Star Rating:

Bloom

Actors: Angeline Ball

Release Date: Monday 30th November -0001

Running time: 113 minutes

James Joyce was fascinated by the emerging new medium of cinema, so much so that he opened Ireland's first cinema-house, the Volta Cinematograph, and incorporated many cinematic techniques into this writing. Unfortunately, while some of these might have aided an adaptation of Ulysses, the extent to which the novel is dependent on (virtually unfilmable) internal monologues is exposed in Sean Walsh's Bloom, which runs for a week from June 10th at UGC Parnell Street. Stephen Rea is excellent as the eponymous hero, the Everyman who walks the streets of Dublin lost in his thoughts and observations, and he performs minor miracles in translating Joyce's words into an often hypnotic stream-of-consciousness flow. Meanwhile, Angeline Ball's blowsy, feckless Molly eloquently conveys the blend of coy sexuality that fires Bloom's imagination.

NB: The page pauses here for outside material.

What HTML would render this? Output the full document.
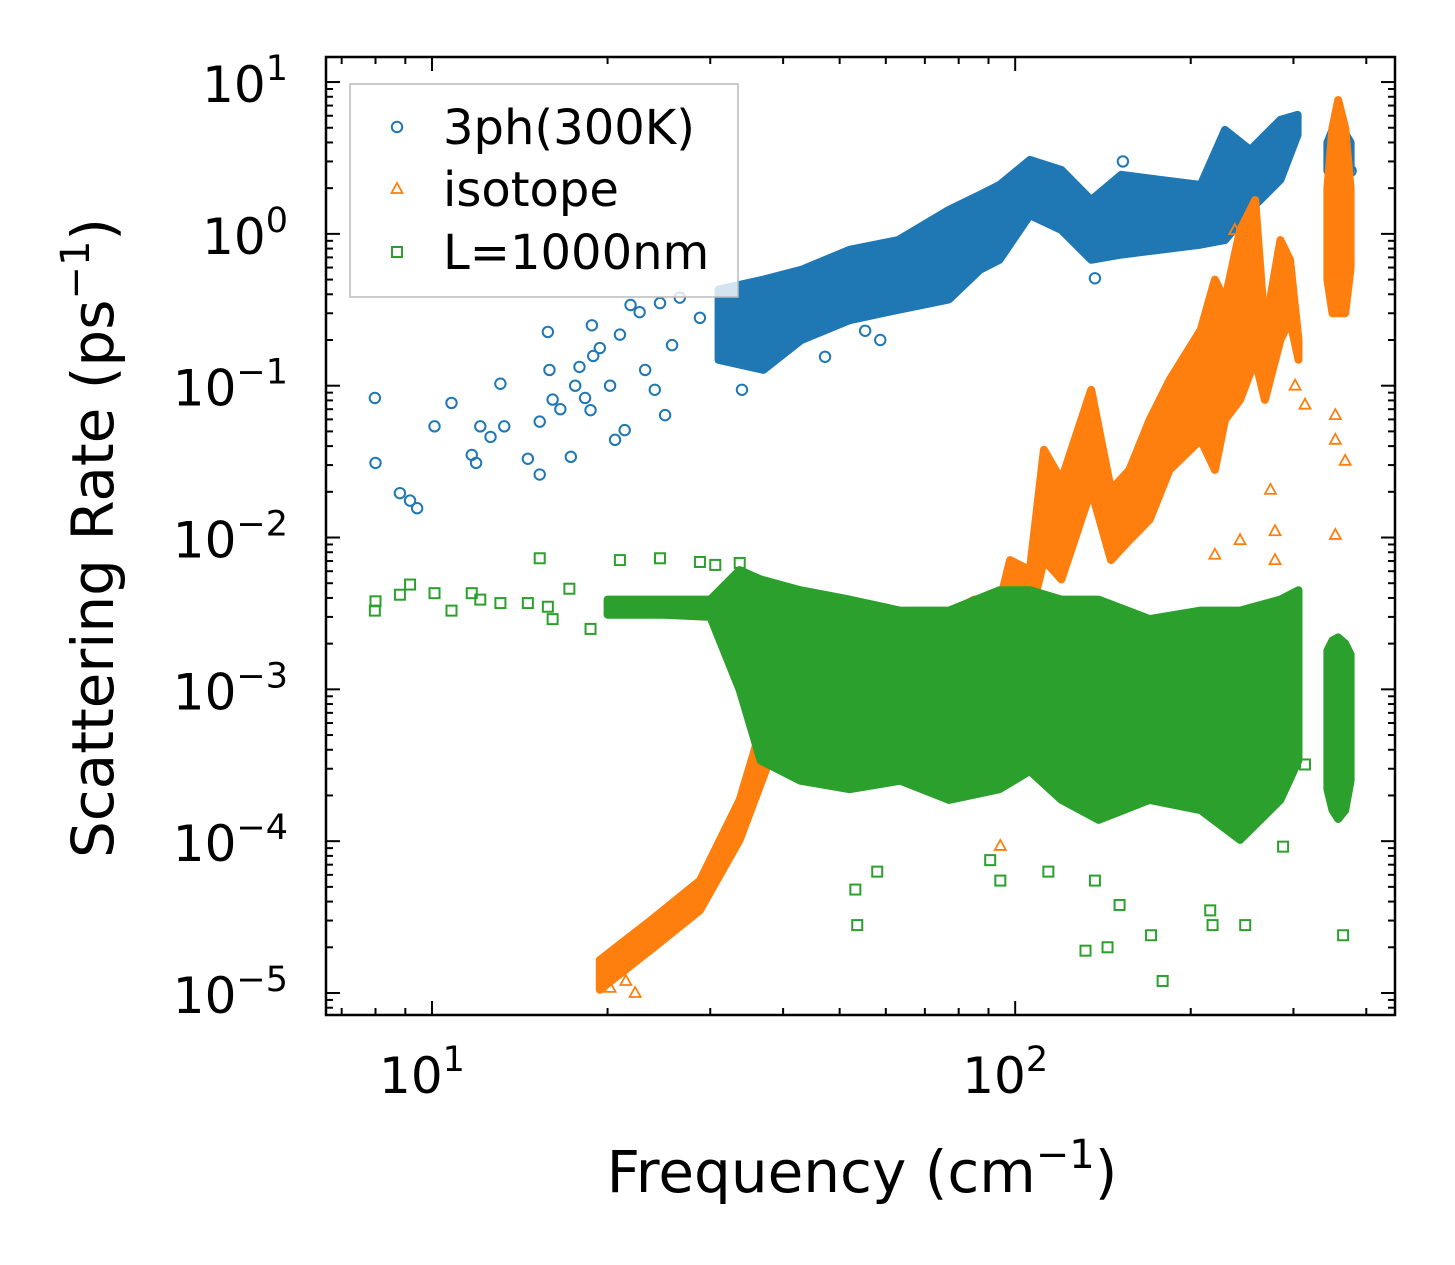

On the downside, Hugh O'Conor's wild-eyed interpretation of Stephen Dedalus is too callow to bear the considerable weight of his 'ineluctable modalities' speechifying, the flightier fancies of Joyce's imagination are rendered unconvincingly, and the constraints of filming in contemporary Dublin results in cinematography that is so narrow-framed and shallow in depth that the film resembles a made-for-TV project. Despite those caveats, however, Bloom is a noble and often admirable failure.